Karimunjawa Eating Out
Since Karimun town is quite a small place, you can’t expect to find a great number or variety of eating establishments. Some guesthouses offer their guests meals or kitchen facilities, but most travellers end up heading out in the evenings to discover the best Karimunjawa eating out options.
Karimunjawa Eating Out
Your food options in Karimunjawa are fairly limited. Variations of egg, rice, noodles, chicken, tofu, fish and soups for the Indonesian dishes. Pizza, pasta and burgers for the Western dishes.
If you search around, you can supplement these with grilled corn and sweet or savoury pancakes. However, it’s not easy to find fruit other than bananas and a few mangoes. There is a market with a fruit shop, but this was closed most of the time. Even when we found it open, there wasn’t a lot of choice.
One discovery we did make was Salak. This is a small roundish fruit with interestingly-textured skin like snakeskin. The hard cream-coloured fruit has the texture of a carrot with a slightly sweet taste like an apple.
Most of the eateries serve tea, hot or cold. A few of the tourist-oriented restaurants serve beer from IDR 45,000 (€3) for a large bottle. You can buy also freshly-made fruit juices at the night market, but beware the colorful dragonfruit juice: It tastes like water with an aftertaste of grass, and acts as a very rapid diuretic!
Meet ‘n Greet
Very popular with foreigners looking for a taste of home, Meet ‘n Greet offers a variety of burgers and pizzas, and you can buy alcoholic drinks.

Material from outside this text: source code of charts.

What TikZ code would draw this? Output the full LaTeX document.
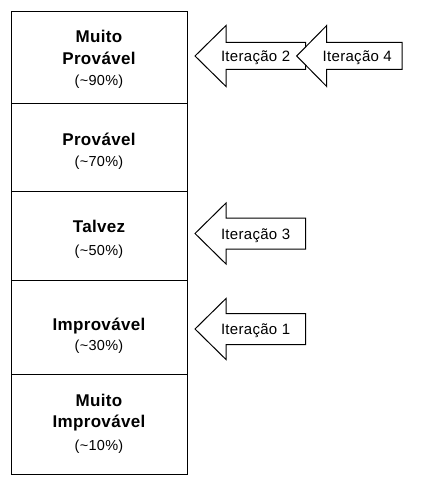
\documentclass[tikz,border=0pt]{standalone}
\usepackage{fontspec}
\setmainfont{Liberation Sans}[LetterSpace=2]
\newcommand{\iterarrow}[8]{%
  % #1 name, #2 tip x, #3 center y, #4 head half, #5 body half, #6 head base x, #7 end x, #8 text
  \draw[arrowshape] (#2,#3) -- (#6,#3-#4) -- (#6,#3-#5) -- (#7,#3-#5) -- (#7,#3+#5)
    -- (#6,#3+#5) -- (#6,#3+#4) -- cycle;
  \node[itertext] (#1) at (#2+25.5,#3+5.5) {#8};
}
\begin{document}
\begin{tikzpicture}[x=1pt,y=-1pt,line width=1pt,
  level/.style={draw, rectangle, minimum width=176pt, anchor=north west, outer sep=0pt,
    inner sep=0pt},
  boldline/.style={anchor=base, inner sep=0pt, font=\fontsize{17}{21}\selectfont\bfseries},
  pctline/.style={anchor=base, inner sep=0pt, font=\fontsize{14.5}{17}\selectfont},
  arrowshape/.style={draw, fill=white, line join=miter},
  itertext/.style={anchor=base west, inner sep=0pt, font=\fontsize{15}{17}\selectfont}]
\useasboundingbox (0,0) rectangle (421,484);
\fill[white] (0,0) rectangle (421,484);
\node[level, minimum height=91.8pt] (b1) at (11,11.5) {};
\node[level, minimum height=87.7pt] (b2) at (b1.south west) {};
\node[level, minimum height=89pt] (b3) at (b2.south west) {};
\node[level, minimum height=94pt] (b4) at (b3.south west) {};
\node[level, minimum height=100pt] (b5) at (b4.south west) {};
% box 1
\node[boldline] (t1a) at (99,42.7) {Muito};
\node[boldline] (t1b) at (99,64.3) {Provável};
\node[pctline]  (t1c) at (99,85.5) {(\textasciitilde90\%)};
% box 2
\node[boldline] (t2a) at (99,146) {Provável};
\node[pctline]  (t2b) at (99,166.7) {(\textasciitilde70\%)};
% box 3
\node[boldline] (t3a) at (99,232.7) {Talvez};
\node[pctline]  (t3b) at (99,255) {(\textasciitilde50\%)};
% box 4
\node[boldline] (t4a) at (99,330) {Improvável};
\node[pctline]  (t4b) at (99,350) {(\textasciitilde30\%)};
% box 5
\node[boldline] (t5a) at (99,406.7) {Muito};
\node[boldline] (t5b) at (99,427.7) {Improvável};
\node[pctline]  (t5c) at (99,450) {(\textasciitilde10\%)};
% iteration arrows
\iterarrow{it2}{195}{56}{30.5}{13.5}{226}{305.7}{Iteração 2}
\iterarrow{it4}{296.7}{56}{30.5}{13.5}{326.7}{402}{Iteração 4}
\iterarrow{it3}{195}{233.5}{30.5}{15.5}{226}{305.7}{Iteração 3}
\iterarrow{it1}{195}{329}{30.5}{15.5}{226}{305.7}{Iteração 1}
\end{tikzpicture}
\end{document}
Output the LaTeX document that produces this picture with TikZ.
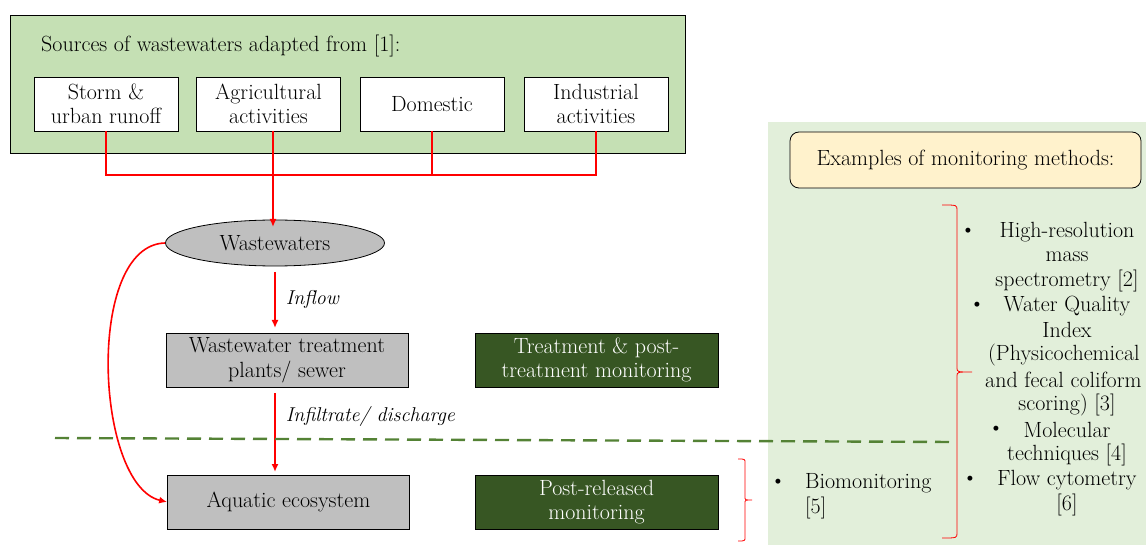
\documentclass[tikz,border=0pt]{standalone}
\usetikzlibrary{arrows.meta,shapes.geometric}
\definecolor{topgreen}{HTML}{C5E0B4}
\definecolor{panelgreen}{HTML}{E2EFDA}
\definecolor{darkgreen}{HTML}{375623}
\definecolor{boxgray}{HTML}{BFBFBF}
\definecolor{paleyellow}{HTML}{FFF2CC}
\definecolor{dashgreen}{HTML}{548235}
\begin{document}
\begin{tikzpicture}[x=1pt,y=-1pt,
  every node/.style={font=\fontsize{22}{24.5}\selectfont, inner sep=0pt},
  srcbox/.style={draw=black, line width=0.8pt, fill=white, minimum width=144pt, minimum height=54pt, align=center},
  graybox/.style={draw=black, line width=0.8pt, fill=boxgray, minimum width=242pt, minimum height=54pt, align=center},
  monbox/.style={draw=black, line width=0.8pt, fill=darkgreen, text=white, minimum width=243pt, minimum height=54pt, align=center},
  redline/.style={draw=red, line width=1.6pt},
  redarrow/.style={draw=red, line width=1.6pt, -{Latex[length=8pt,width=7pt]}},
  brace/.style={draw=red, line width=0.8pt},
  lbl/.style={font=\fontsize{20}{24.5}\selectfont\itshape, anchor=west}
]
\useasboundingbox (0,0) rectangle (1146,545);
\begin{scope}
\clip (0,0) rectangle (1146,545);
% top green panel
\node[draw=black, line width=0.8pt, fill=topgreen, minimum width=675pt, minimum height=138pt, anchor=north west] (topbox) at (10,15) {};
\node[anchor=west] (title) at (41,46) {Sources of wastewaters adapted from [1]:};
\node[srcbox] (storm) at (106,104) {Storm \&\\urban runoff};
\node[srcbox] (agri) at (268.5,104) {Agricultural\\activities};
\node[srcbox] (dom) at (432,104) {Domestic};
\node[srcbox] (ind) at (596,104) {Industrial\\activities};
% right panel
\node[fill=panelgreen, minimum width=380pt, minimum height=425pt, anchor=north west] (panel) at (768,122) {};
\node[draw=black, line width=0.8pt, fill=paleyellow, rounded corners=9pt, minimum width=351pt, minimum height=56pt] (examples) at (965.5,160) {Examples of monitoring methods:};
% ellipse
\node[ellipse, draw=black, line width=0.8pt, fill=boxgray, minimum width=219pt, minimum height=46pt] (ww) at (275,243) {Wastewaters};
% boxes
\node[graybox] (wwtp) at (287,360) {Wastewater treatment\\plants/ sewer};
\node[monbox] (tpm) at (596.5,360) {Treatment \& post-\\treatment monitoring};
\node[graybox] (aqua) at (288.5,502) {Aquatic ecosystem};
\node[monbox] (prm) at (596.5,502) {Post-released\\monitoring};
% connectors from sources
\coordinate (j1) at (106,175);
\coordinate (j3) at (432,175);
\coordinate (j4) at (596,175);
\draw[redline] (storm.south) -- (j1) -- (j4) -- (ind.south);
\draw[redline] (dom.south) -- (j3);
\coordinate (a0) at (273,131);
\coordinate (a1) at (273,227);
\draw[redarrow] (a0) -- (a1);
% main arrows
\coordinate (i0) at (275,272);
\coordinate (i1) at (275,328);
\coordinate (f0) at (275,393);
\coordinate (f1) at (275,472);
\draw[redarrow] (i0) -- (i1) node[lbl, midway, xshift=10pt] (inflow) {Inflow};
\draw[redarrow] (f0) -- (f1) node[lbl, pos=0.3, xshift=10pt] (infil) {Infiltrate/ discharge};
\draw[redarrow] (ww.west) .. controls (85,245) and (95,485) .. (aqua.west);
% dashed line
\coordinate (d1) at (55,438);
\coordinate (d2) at (952,442);
\draw[draw=dashgreen, line width=2.4pt, dash pattern=on 14pt off 8pt] (d1) -- (d2);
% small brace
\draw[brace] (738,459) .. controls (745,459) .. (745,463) -- (745,497) .. controls (745,500) .. (752,500) .. controls (745,500) .. (745,503) -- (745,537) .. controls (745,541) .. (738,541);
% big brace
\draw[brace] (942,205) .. controls (957,205) .. (957,210) -- (957,368) .. controls (957,372) .. (972,372) .. controls (957,372) .. (957,376) -- (957,533) .. controls (957,538) .. (942,538);
% biomonitoring
\node (b0) at (778,483) {\textbullet};
\node[anchor=west] (bio1) at (805,483) {Biomonitoring};
\node[anchor=west] (bio2) at (805,508) {[5]};
% right list
\node (l1) at (1067,232) {High-resolution};
\node (l2) at (1067,257) {mass};
\node (l3) at (1067,281) {spectrometry [2]};
\node (l4) at (1067,306) {Water Quality};
\node (l5) at (1067,330) {Index};
\node[anchor=west] (l6) at (988,355) {(Physicochemical};
\node[anchor=west] (l7) at (985,380) {and fecal coliform};
\node (l8) at (1067,405) {scoring) [3]};
\node (l9) at (1067,430) {Molecular};
\node (l10) at (1067,455) {techniques [4]};
\node (l11) at (1067,480) {Flow cytometry};
\node (l12) at (1067,505) {[6]};
\node (b1) at (968,232) {\textbullet};
\node (b2) at (977,306) {\textbullet};
\node (b3) at (996,430) {\textbullet};
\node (b4) at (970,480) {\textbullet};
\end{scope}
\end{tikzpicture}
\end{document}
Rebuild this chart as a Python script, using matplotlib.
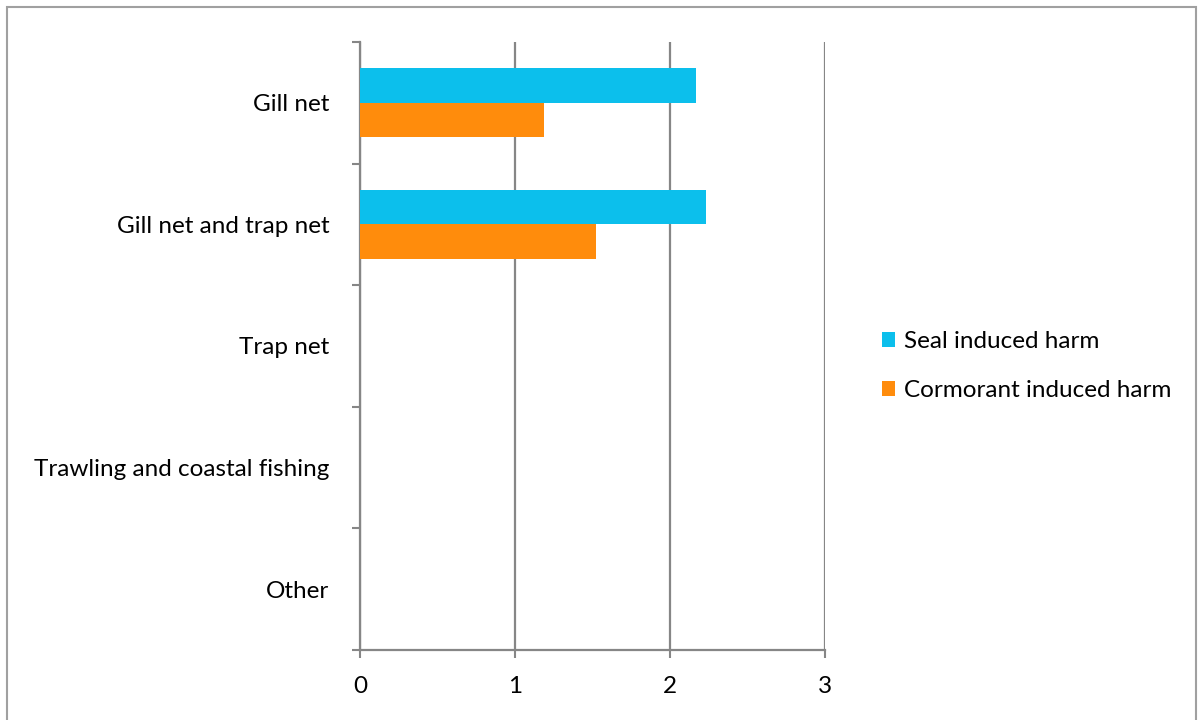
import numpy as np
import matplotlib.pyplot as plt
from matplotlib.patches import Rectangle

categories = ["Gill net", "Gill net and trap net", "Trap net",
              "Trawling and coastal fishing", "Other"]
seal = [2.17, 2.23, 0, 0, 0]
cormorant = [1.19, 1.52, 0, 0, 0]
series_names = ["Seal induced harm", "Cormorant induced harm"]

plt.rcParams['font.family'] = ['Lato', 'DejaVu Sans']

W, H = 1198, 720
fig = plt.figure(figsize=(W / 100, H / 100), dpi=100)
ax = fig.add_axes([360 / W, 1 - 650 / H, 465 / W, 608 / H])

grey = "#868686"
c_seal, c_corm = "#0cbfec", "#ff8c0c"
y = np.arange(len(categories))
h = 0.284
fs = 17.5

ax.barh(y - h / 2, seal, height=h, color=c_seal, label=series_names[0], zorder=3)
ax.barh(y + h / 2, cormorant, height=h, color=c_corm, label=series_names[1], zorder=3)

ax.set_xlim(0, 3)
ax.set_ylim(len(categories) - 0.5, -0.5)
ax.set_xticks([0, 1, 2, 3])
ax.set_xticklabels(["0", "1", "2", "3"], fontsize=fs)
ax.set_yticks(y)
ax.set_yticklabels(categories, fontsize=fs)
ax.set_yticks(np.arange(len(categories) + 1) - 0.5, minor=True)
ax.tick_params(axis='y', which='major', length=0, pad=22)
ax.tick_params(axis='y', which='minor', length=6, width=1.5, color=grey)
ax.tick_params(axis='x', length=6, width=1.5, color=grey, pad=13)

ax.grid(axis='x', color=grey, linewidth=1.6, zorder=0)
for s in ["top", "right"]:
    ax.spines[s].set_visible(False)
for s in ["left", "bottom"]:
    ax.spines[s].set_color(grey)
    ax.spines[s].set_linewidth(1.6)

fig.legend(loc='center left', bbox_to_anchor=(860 / W, 1 - 366 / H),
           frameon=False, fontsize=fs, handlelength=0.55, handleheight=0.55,
           handletextpad=0.35, labelspacing=1.15)

# outer chart border
fig.patches.append(Rectangle((7 / W, -0.05), 1189 / W, 1.05 - 7 / H,
                             transform=fig.transFigure, fill=False,
                             edgecolor="#a0a0a0", linewidth=1.5))

fig.savefig("out.png", dpi=100, facecolor="white")
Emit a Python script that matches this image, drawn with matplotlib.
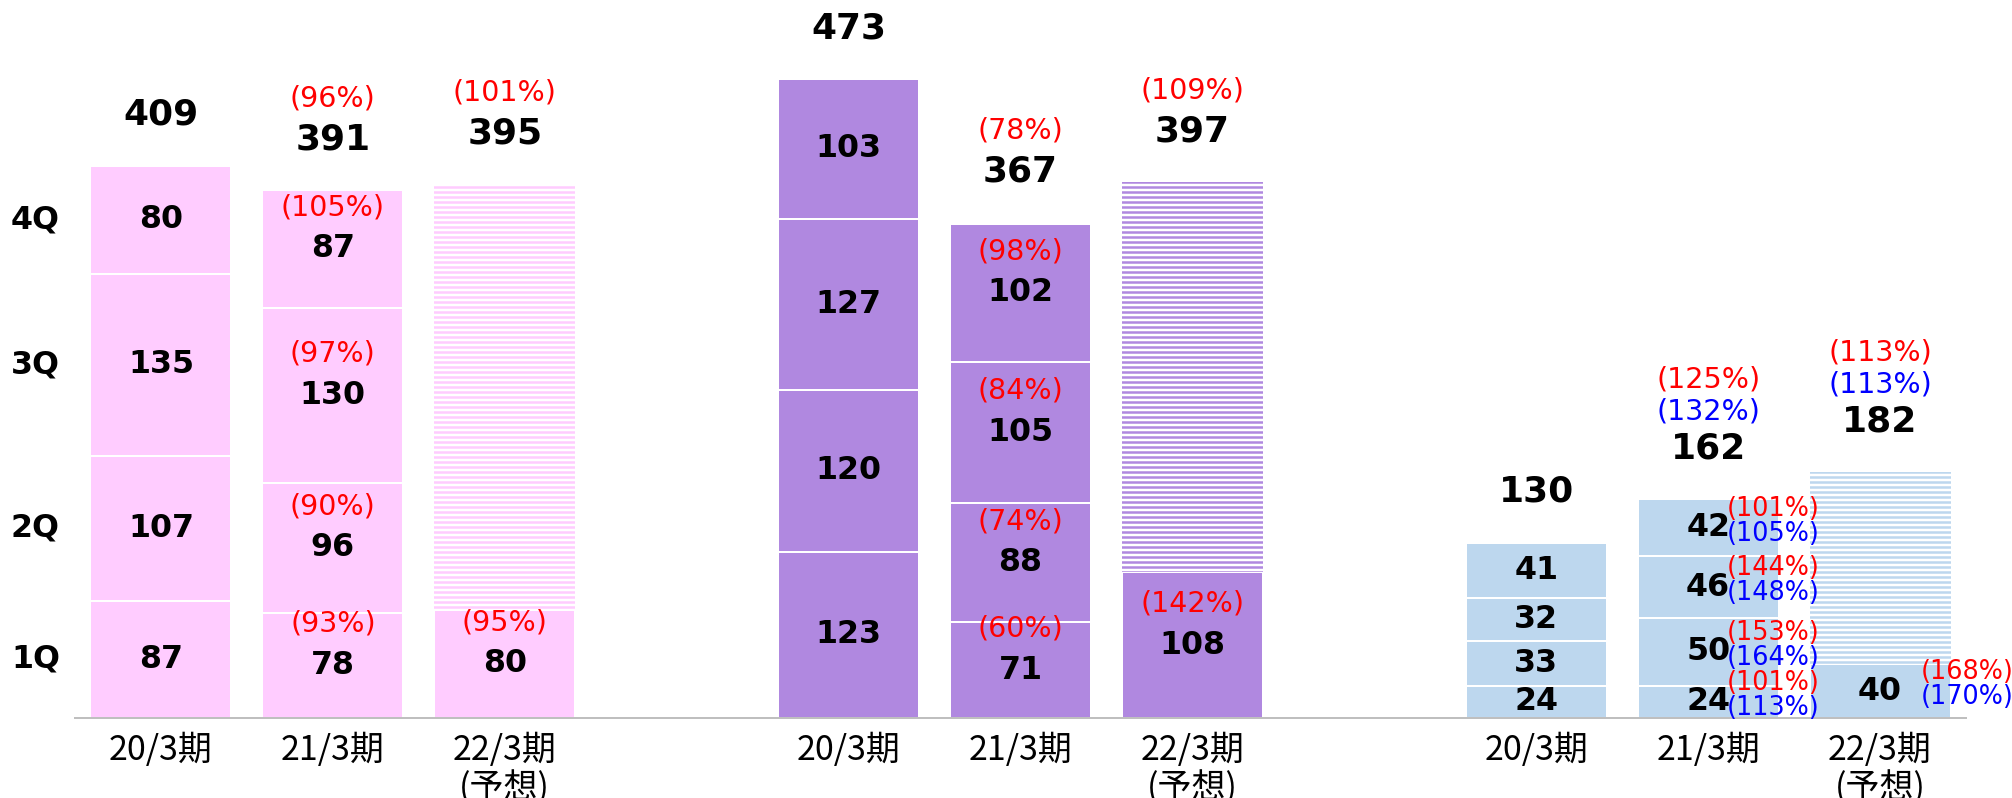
import matplotlib
matplotlib.use('Agg')
import matplotlib.pyplot as plt

# bars: 20/3, 21/3, 22/3(forecast) for each of the three groups
x_pos = [0, 1, 2, 4, 5, 6, 8, 9, 10]
tick_labels = ['20/3期', '21/3期', '22/3期\n(予想)'] * 3
group_colors = ['#FFCCFF', '#B088E0', '#BDD7EE']
forecast = [False, False, True] * 3

q1 = [87, 78, 80, 123, 71, 108, 24, 24, 40]
q2 = [107, 96, 0, 120, 88, 0, 33, 50, 0]
q3 = [135, 130, 0, 127, 105, 0, 32, 46, 0]
q4 = [80, 87, 0, 103, 102, 0, 41, 42, 0]
totals = [409, 391, 395, 473, 367, 397, 130, 162, 182]

# year-on-year ratios (red) and second ratio (blue), per quarter and total
red_q1 = ['', '93%', '95%', '', '60%', '142%', '', '101%', '168%']
red_q2 = ['', '90%', '', '', '74%', '', '', '153%', '']
red_q3 = ['', '97%', '', '', '84%', '', '', '144%', '']
red_q4 = ['', '105%', '', '', '98%', '', '', '101%', '']
blue_q1 = ['', '', '', '', '', '', '', '113%', '170%']
blue_q2 = ['', '', '', '', '', '', '', '164%', '']
blue_q3 = ['', '', '', '', '', '', '', '148%', '']
blue_q4 = ['', '', '', '', '', '', '', '105%', '']
red_total = ['', '96%', '101%', '', '78%', '109%', '', '125%', '113%']
blue_total = ['', '', '', '', '', '', '', '132%', '113%']

quarter_names = ['1Q', '2Q', '3Q', '4Q']

DPI = 120
plt.rcParams['font.family'] = ['DejaVu Sans']
plt.rcParams['hatch.linewidth'] = 1.5

fig = plt.figure(figsize=(2012 / DPI, 798 / DPI), dpi=DPI)
ax = fig.add_axes([75 / 2012, 80 / 798, 1891 / 2012, 702 / 798])

W = 0.82
RED = '#FF0000'
BLUE = '#0000FF'
SEG_FS = 19


def put(x, y, s, dx=0, dy=0, **kw):
    kw.setdefault('ha', 'center')
    ax.annotate(s, (x, y), xytext=(dx, dy), textcoords='offset points',
                va='center', **kw)


quarters = list(zip(q1, q2, q3, q4))
reds = list(zip(red_q1, red_q2, red_q3, red_q4))
blues = list(zip(blue_q1, blue_q2, blue_q3, blue_q4))

for i, x in enumerate(x_pos):
    c = group_colors[i // 3]
    bottom = 0
    for k, v in enumerate(quarters[i]):
        if v == 0:
            continue
        ax.bar(x, v, W, bottom=bottom, color=c, edgecolor='white', linewidth=1.2)
        yc = bottom + v / 2
        put(x, yc, str(v), fontsize=SEG_FS, fontweight='bold')
        r, b = reds[i][k], blues[i][k]
        if b:
            dx = 11.4 if not forecast[i] else 24.6
            put(x, yc, '(%s)' % r, dx=dx, dy=11.4, ha='left', fontsize=15.3, color=RED)
            put(x, yc, '(%s)' % b, dx=dx, dy=-3.6, ha='left', fontsize=15.3, color=BLUE)
        elif r:
            put(x, yc, '(%s)' % r, dy=25, fontsize=17.1, color=RED)
        bottom += v
    if forecast[i]:
        ax.bar(x, totals[i] - q1[i], W, bottom=q1[i], color='white',
               edgecolor=c, linewidth=0, hatch='----')
    top = max(bottom, totals[i])
    put(x, top, str(totals[i]), dy=30.6, fontsize=21.6, fontweight='bold')
    if blue_total[i]:
        put(x, top, '(%s)' % blue_total[i], dy=30.6 + 22.2, fontsize=17.1, color=BLUE)
        put(x, top, '(%s)' % red_total[i], dy=30.6 + 41.4, fontsize=17.1, color=RED)
    elif red_total[i]:
        put(x, top, '(%s)' % red_total[i], dy=30.6 + 24.6, fontsize=17.1, color=RED)

# quarter names next to the first bar
bottom = 0
for name, v in zip(quarter_names, quarters[0]):
    ax.text(-0.73, bottom + v / 2, name, ha='center', va='center',
            fontsize=SEG_FS, fontweight='bold')
    bottom += v

ax.set_xlim(-0.5, 10.5)
ax.set_ylim(0, 520)
ax.set_xticks(x_pos)
ax.set_xticklabels(tick_labels, fontsize=20.4, family=['Noto Sans CJK JP', 'DejaVu Sans'],
                   linespacing=1.12)
ax.tick_params(axis='x', length=0, pad=9)
ax.set_yticks([])
for s in ['top', 'right', 'left']:
    ax.spines[s].set_visible(False)
ax.spines['bottom'].set_color('#BFBFBF')
ax.spines['bottom'].set_linewidth(1.2)

fig.savefig('out.png', dpi=DPI)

Definitely one of the more expensive places in town to eat.
Sunset at Amore’s
Amore’s is a very pleasant and relaxing seafront gardened area and restaurant. We ate here on several early evenings, enjoying the sunset view over the bay, looking towards Menjangan Besar island.
This also isn’t the cheapest place to eat in Kariman. On average, we paid around IDR 180,000 (€14) for an Indonesian meal for two, including 2 large bottles of the local Prost beer. A Western meal for 2 with beer is slightly more expensive, typically costing over IDR 200,000 (€14).
Take some advice, and don’t bother ordering the beef and potatoes.
For the more budget-conscious, why not go for one of the specialties offered by the street vendors?
Martabak Telor is a classic Indonesian specialty: A spicy folded omelette pancake filled with bits of vegetables or minced meat. For a sweet pancake, try one of the varieties of Kue Bandung on offer.
You can buy these treats freshly-made on the street for around IDR 20,000 (€1.50).
Alternatively, head on over to the Night Market and order some freshly-made chicken satay.
The Night Market was the place we frequented the most. This is a busy, vibrant hive of activity where you can order a variety of noodle soups, grilled fish – catch of the day – nasi or mie goreng, tea and fruit shakes and juices.
You can sit down and eat close to the food stalls. Very low tables are arranged on sheets of tarpaulin on the nearby football lawn. If you’re into yoga – or supple enough – you’ll be sufficiently comfortable while you strike the lotus position and eat.
If you’re like me, you’ll just grin and bear it. The food is really good.